Syria rebel training scaled back

  • 10/10/2015
(Reuters)
(Reuters)

The Pentagon says it is halting its troubled program to build Syrian rebel units to fight the Islamic State and focus instead on training and arming vetted leaders already on the ground.

"The model before was we were training infantry-type units. We are now changing to a model that will produce more military combat capability," a senior US defence official said on Friday (local time).

The official declined to say how many leaders would be armed and trained, but noted the new effort would get under way "within days."

The switch in tactics will be seen as a tacit admission that the Pentagon's US$500 million ($A688.80 million) program to train thousands of "moderate" Syrian rebels has failed.

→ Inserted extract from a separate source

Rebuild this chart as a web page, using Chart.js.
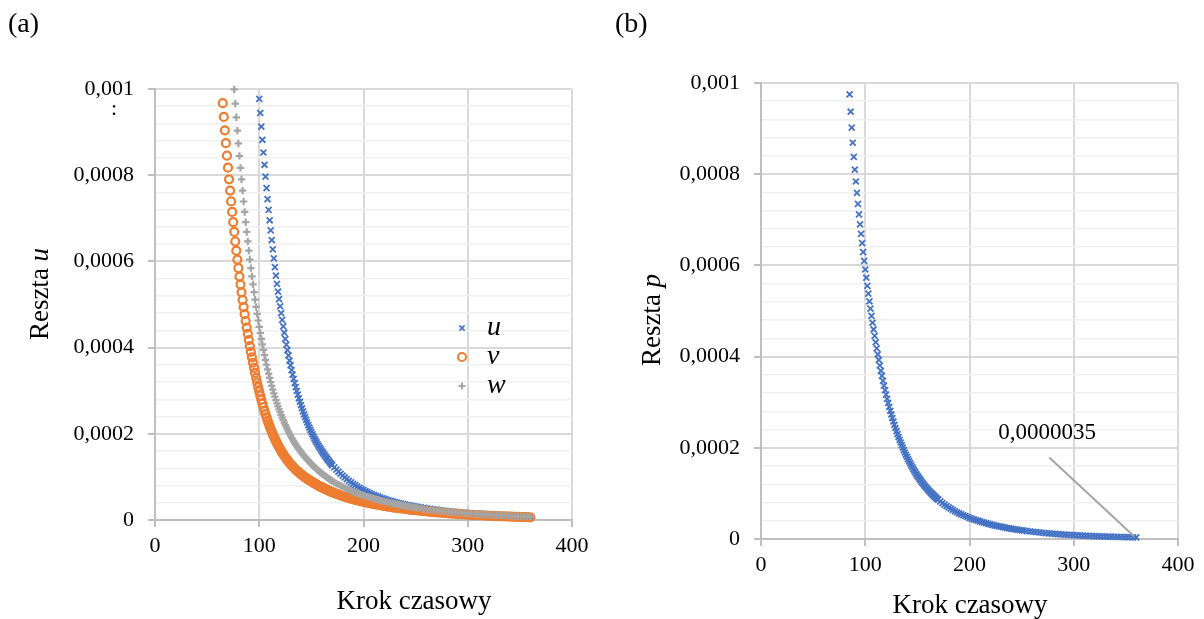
<!DOCTYPE html>
<html>
<head>
<meta charset="utf-8">
<script src="https://cdn.jsdelivr.net/npm/chart.js@4.4.0/dist/chart.umd.min.js"></script>
<style>
html, body { margin: 0; padding: 0; background: #fff; }
#wrap { position: relative; width: 1204px; height: 619px; }
canvas { position: absolute; top: 0; }
#chartA { left: 0; }
#chartB { left: 600px; }
</style>
</head>
<body>
<div id="wrap">
  <canvas id="chartA" width="600" height="619"></canvas>
  <canvas id="chartB" width="604" height="619"></canvas>
</div>
<script>
// time steps (every step at first, then every 2nd and every 3rd step)
const steps = [
  65,66,67,68,69,70,71,72,73,74,75,76,77,78,79,80,81,82,83,84,85,86,87,88,89,90,
  91,92,93,94,95,96,97,98,99,100,101,102,103,104,105,106,107,108,109,110,111,112,
  113,114,115,116,117,118,119,120,121,122,123,124,125,126,127,128,129,130,131,132,
  133,134,135,136,137,138,139,140,141,142,143,144,145,146,147,148,149,150,151,152,
  153,154,155,156,157,158,159,160,161,162,163,164,165,166,167,168,169,170,
  172,174,176,178,180,182,184,186,188,190,192,194,196,198,200,202,204,206,208,210,
  212,214,216,218,220,222,224,226,228,230,232,234,236,238,240,242,244,246,248,250,
  252,255,258,261,264,267,270,273,276,279,282,285,288,291,294,297,300,303,306,309,
  312,315,318,321,324,327,330,333,336,339,342,345,348,351,354,357,360
]

// residuals, in units of 1e-6
const uStart = 100
const uValues = [
  977,944.3,912.7,882.2,852.7,824.2,796.7,770.1,744.3,719.4,695.4,672.1,649.6,627.9,
  606.9,586.6,567.0,548.0,529.7,512.5,495.9,479.8,464.2,449.1,434.5,420.4,406.8,
  394.0,381.8,370.0,358.7,347.8,337.3,327.3,317.6,308.3,299.3,290.7,282.4,274.4,266.7,
  259.3,252.2,245.3,238.7,232.3,226.2,220.3,214.6,209.1,203.8,198.7,193.8,189.0,184.4,
  180.0,175.7,171.6,167.6,
  163.7,159.9,156.3,152.7,149.3,145.9,142.6,139.4,136.3,133.3,130.4,127.5,
  122.0,116.8,111.9,107.3,102.8,98.7,94.7,90.9,87.4,84.0,80.7,77.7,74.8,72.0,69.4,
  66.9,64.5,62.2,60.0,57.9,55.9,54.1,52.2,50.5,48.9,47.3,45.8,44.4,43.0,41.7,40.4,
  39.2,38.0,36.9,35.9,34.8,33.9,32.9,32.0,31.2,
  30.3,29.1,28.0,26.9,25.8,24.8,23.9,22.9,22.0,21.2,20.4,19.6,18.8,18.1,17.4,16.8,
  16.1,15.5,15.0,14.4,13.9,13.4,12.9,12.4,11.9,11.5,11.1,10.7,10.3,9.9,9.6,9.2,8.9,
  8.6,8.3,8.0,7.7
]
const vStart = 65
const vValues = [
  967,935.1,904.2,874.3,845.4,817.5,790.5,764.4,739.1,714.7,691.1,668.3,646.2,624.8,
  604.2,584.2,564.9,546.2,528.2,510.7,493.8,477.5,461.7,446.5,431.7,417.4,403.6,390.3,
  377.4,364.9,352.9,341.2,329.9,319.0,308.5,298.3,
  288.5,279.1,270.2,261.6,253.4,245.6,238.1,230.9,224.0,217.4,211.1,205.0,199.2,193.6,
  188.3,183.2,178.3,173.6,169.1,164.8,160.6,156.6,152.8,149.1,145.6,142.2,138.9,135.8,
  132.8,129.9,127.1,124.4,121.8,119.3,116.9,114.6,112.4,110.3,108.3,106.3,
  104.4,102.6,100.8,99.0,97.3,95.6,94.0,92.4,90.8,89.3,87.8,86.3,84.9,83.5,82.1,80.7,
  79.4,78.1,76.8,75.6,74.4,73.2,72.0,70.9,69.8,68.7,67.6,66.6,65.5,64.5,
  62.5,60.7,58.9,57.1,55.5,53.9,52.4,50.9,49.5,48.1,46.8,45.6,44.3,43.2,42.1,
  41.0,40.0,39.0,38.0,37.0,36.1,35.2,34.3,33.4,32.6,31.8,31.0,30.3,29.5,28.8,28.1,
  27.4,26.8,26.1,25.5,24.9,24.3,23.7,23.1,22.6,
  22.1,21.3,20.5,19.7,19.0,18.4,17.7,17.1,16.5,15.9,15.3,14.8,14.3,13.8,13.3,12.8,
  12.4,11.9,11.5,11.1,10.8,10.4,10.0,9.7,9.4,9.0,8.7,8.5,8.2,7.9,7.6,7.4,7.1,6.9,
  6.7,6.5,6.2
]
const wStart = 76
const wValues = [
  999,966.1,934.3,903.5,873.7,844.9,817.1,790.2,764.2,739.0,714.7,691.1,668.3,646.3,
  625.0,604.4,584.5,565.2,546.6,528.6,511.2,
  494.4,478.3,462.9,448.1,433.9,420.3,407.3,394.8,382.8,371.3,360.2,349.6,339.4,329.6,
  320.2,311.1,302.4,294.0,286.0,278.2,270.8,263.6,256.7,250.1,243.7,237.5,231.6,225.9,
  220.4,215.1,210.0,205.1,200.3,195.7,191.3,187.0,182.9,178.9,175.1,171.4,167.8,164.4,
  161.1,157.9,
  154.8,151.8,148.8,145.9,143.1,140.3,137.6,135.0,132.4,129.9,127.5,125.1,122.8,120.5,
  118.3,116.1,114.0,111.9,109.9,107.9,106.0,104.1,102.3,100.5,98.8,97.1,95.4,93.8,
  92.2,90.6,
  87.6,84.7,82.0,79.3,76.8,74.4,72.1,69.9,67.8,65.8,63.9,62.0,60.2,58.5,56.9,
  55.3,53.8,52.4,50.9,49.5,48.2,46.9,45.6,44.4,43.2,42.0,40.9,39.8,38.8,37.7,36.7,
  35.8,34.8,33.9,33.0,32.2,31.3,30.5,29.7,29.0,
  28.2,27.1,26.1,25.1,24.2,23.3,22.4,21.6,20.8,20.0,19.2,18.5,17.9,17.2,16.6,16.0,
  15.4,14.9,14.3,13.8,13.3,12.9,12.4,12.0,11.6,11.2,10.8,10.4,10.1,9.7,9.4,9.1,8.8,
  8.5,8.2,8.0,7.7
]
const pStart = 85
const pValues = [
  975,937,902,869,838,810,784,759,735,712,690,669,649,629,610,591,573,555,538,
  521.3,505.1,489.4,474.2,459.5,445.3,431.5,418.1,405.1,
  392.6,380.5,368.9,357.7,346.9,336.5,326.4,316.7,307.3,298.3,289.6,281.2,273.1,265.3,
  257.7,250.4,243.4,236.6,230.0,223.6,217.5,211.6,205.8,200.3,194.9,189.7,184.7,179.9,
  175.2,170.7,166.3,162.0,157.9,153.9,150.0,146.2,142.5,139.0,135.5,132.2,128.9,125.8,
  122.7,119.7,116.8,114.0,111.3,108.7,106.1,103.6,101.2,98.9,96.6,94.4,92.3,90.2,
  88.2,86.2,
  82.4,78.8,75.5,72.3,69.3,66.4,63.7,61.1,58.7,56.4,54.2,52.1,50.1,48.3,46.5,
  44.8,43.2,41.6,40.1,38.7,37.3,35.9,34.7,33.4,32.3,31.1,30.0,29.0,28.0,27.0,26.1,
  25.2,24.3,23.5,22.7,21.9,21.1,20.4,19.7,19.1,
  18.4,17.5,16.7,15.9,15.1,14.4,13.7,13.0,12.4,11.8,11.3,10.8,10.3,9.8,9.3,8.9,8.5,
  8.1,7.8,7.4,7.1,6.8,6.5,6.2,5.9,5.7,5.4,5.2,5.0,4.8,4.6,4.4,4.2,4.0,3.8,3.65,3.5
]
const UNIT = 1e-6

const legendLabels = ["u", "v", "w"]
const lastPLabel = "0,0000035"

const SERIF = '"Liberation Serif", "Times New Roman", serif'
const BLUE = "#4472c4"
const ORANGE = "#ed7d31"
const GRAY = "#a5a5a5"

function toPoints(start, values) {
  const first = steps.indexOf(start)
  return values.map((v, i) => ({ x: steps[first + i], y: v * UNIT }))
}

function fmtY(v) {
  return parseFloat(v.toFixed(5)).toString().replace(".", ",")
}

function makeScales(yWidth, xHeight) {
  return {
    x: {
      type: "linear", min: 0, max: 400,
      afterFit: (s) => { s.height = xHeight },
      ticks: { stepSize: 100, color: "#000", font: { family: SERIF, size: 22 }, padding: 6 },
      grid: { color: "#d9d9d9", lineWidth: 2, tickLength: 7, tickColor: "#bfbfbf", tickWidth: 2 },
      border: { color: "#bfbfbf", width: 2 }
    },
    y: {
      type: "linear", min: 0, max: 0.001,
      afterFit: (s) => { s.width = yWidth },
      ticks: {
        stepSize: 0.00004, autoSkip: false, color: "#000",
        font: { family: SERIF, size: 22 }, padding: 14,
        callback: (v, i) => (i % 5 === 0 ? fmtY(v) : "")
      },
      grid: {
        color: (c) => (c.index % 5 === 0 ? "#d9d9d9" : "#efefef"),
        lineWidth: (c) => (c.index % 5 === 0 ? 2 : 1.5),
        tickLength: 7,
        tickColor: (c) => (c.index % 5 === 0 ? "#bfbfbf" : "rgba(0,0,0,0)"),
        tickWidth: 2
      },
      border: { color: "#bfbfbf", width: 2 }
    }
  }
}

function drawText(ctx, text, x, y, size, align, italic) {
  ctx.save()
  ctx.font = (italic ? "italic " : "") + size + "px " + SERIF
  ctx.fillStyle = "#000"
  ctx.textAlign = align || "left"
  ctx.textBaseline = "alphabetic"
  ctx.fillText(text, x, y)
  ctx.restore()
}

// vertical axis title: regular word + italic symbol, rotated
function drawYTitle(ctx, word, sym, x, y, size) {
  ctx.save()
  ctx.translate(x, y)
  ctx.rotate(-Math.PI / 2)
  ctx.fillStyle = "#000"
  ctx.textBaseline = "alphabetic"
  ctx.font = size + "px " + SERIF
  const w1 = ctx.measureText(word).width
  ctx.font = "italic " + size + "px " + SERIF
  const w2 = ctx.measureText(sym).width
  const x0 = -(w1 + w2) / 2
  ctx.font = size + "px " + SERIF
  ctx.fillText(word, x0, 0)
  ctx.font = "italic " + size + "px " + SERIF
  ctx.fillText(sym, x0 + w1, 0)
  ctx.restore()
}

function drawMark(ctx, kind, x, y, color) {
  ctx.save()
  ctx.strokeStyle = color
  ctx.beginPath()
  if (kind === "crossRot") {
    ctx.lineWidth = 1.6
    const r = 2.6
    ctx.moveTo(x - r, y - r); ctx.lineTo(x + r, y + r)
    ctx.moveTo(x - r, y + r); ctx.lineTo(x + r, y - r)
  } else if (kind === "circle") {
    ctx.lineWidth = 2
    ctx.arc(x, y, 4, 0, Math.PI * 2)
  } else {
    ctx.lineWidth = 2
    const r = 3.5
    ctx.moveTo(x - r, y); ctx.lineTo(x + r, y)
    ctx.moveTo(x, y - r); ctx.lineTo(x, y + r)
  }
  ctx.stroke()
  ctx.restore()
}

const decorA = {
  id: "decorA",
  afterDraw(chart) {
    const ctx = chart.ctx
    drawText(ctx, "(a)", 8, 32, 28)
    drawText(ctx, ":", 114, 115, 22, "center")
    drawYTitle(ctx, "Reszta ", "u", 48, 294, 27)
    drawText(ctx, "Krok czasowy", 414, 609, 27, "center")
    const marks = ["crossRot", "circle", "cross"]
    const colors = [BLUE, ORANGE, GRAY]
    legendLabels.forEach((lab, i) => {
      const y = 328 + i * 29
      drawMark(ctx, marks[i], 462, y, colors[i])
      drawText(ctx, lab, 487, y + 7, 28, "left", true)
    })
  }
}

const decorB = {
  id: "decorB",
  afterDraw(chart) {
    const ctx = chart.ctx
    drawText(ctx, "(b)", 15, 32, 28)
    drawYTitle(ctx, "Reszta ", "p", 60, 320, 27)
    drawText(ctx, "Krok czasowy", 370, 613, 27, "center")
    // label for the last point
    const px = chart.scales.x.getPixelForValue(steps[steps.length - 1])
    const py = chart.scales.y.getPixelForValue(pValues[pValues.length - 1] * UNIT)
    ctx.save()
    ctx.strokeStyle = GRAY
    ctx.lineWidth = 2
    ctx.beginPath()
    ctx.moveTo(px - 87, py - 80)
    ctx.lineTo(px - 2, py - 1)
    ctx.stroke()
    ctx.restore()
    drawText(ctx, lastPLabel, px - 138, py - 98, 23)
  }
}

const common = {
  responsive: false,
  animation: false,
  events: [],
  plugins: { legend: { display: false }, tooltip: { enabled: false } }
}

new Chart(document.getElementById("chartA"), {
  type: "scatter",
  data: {
    datasets: [
      { label: "u", data: toPoints(uStart, uValues), order: 3, clip: false,
        pointStyle: "crossRot", pointRadius: 4.2, borderColor: BLUE, borderWidth: 1.8, backgroundColor: "rgba(0,0,0,0)" },
      { label: "v", data: toPoints(vStart, vValues), order: 2, clip: false,
        pointStyle: "circle", pointRadius: 4, borderColor: ORANGE, borderWidth: 2.2, backgroundColor: "rgba(0,0,0,0)" },
      { label: "w", data: toPoints(wStart, wValues), order: 1, clip: false,
        pointStyle: "cross", pointRadius: 3.7, borderColor: GRAY, borderWidth: 2.2, backgroundColor: "rgba(0,0,0,0)" }
    ]
  },
  options: Object.assign({}, common, {
    layout: { padding: { left: 0, top: 89, right: 28, bottom: 0 } },
    scales: makeScales(155, 99)
  }),
  plugins: [decorA]
})

new Chart(document.getElementById("chartB"), {
  type: "scatter",
  data: {
    datasets: [
      { label: "p", data: toPoints(pStart, pValues), clip: false,
        pointStyle: "crossRot", pointRadius: 4.2, borderColor: BLUE, borderWidth: 1.8, backgroundColor: "rgba(0,0,0,0)" }
    ]
  },
  options: Object.assign({}, common, {
    layout: { padding: { left: 0, top: 83, right: 26, bottom: 0 } },
    scales: makeScales(161, 80)
  }),
  plugins: [decorB]
})
</script>
</body>
</html>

Two small groups of US-trained fighters have crossed into Syria from Turkey this year, but one broke up after coming under attack and the other surrendered much of its equipment to an al-Qaeda front group.

Pentagon spokesman Peter Cook said the training program was only part of the US effort, noting that it has also been arming groups already inside Syria, such as the Kurdish forces defending the border town of Kobane.

"I believe the changes we are instituting today will, over time, increase the combat power of counter-ISIL forces in Syria and ultimately help our campaign achieve a lasting defeat of ISIL," Defense Secretary Ashton Carter said.

Cook said Carter has directed the military "to provide equipment packages and weapons to a select group of vetted leaders and their units so that over time they can make a concerted push into territory still controlled by ISIL."

Speaking at a news conference in London, Carter admitted he had been dissatisfied with the previous training program, and said: "We have devised a number of different approaches."

In January, President Barack Obama's administration unveiled the US$500-million program to train up to 15,000 vetted Syrian rebels in neighbouring countries.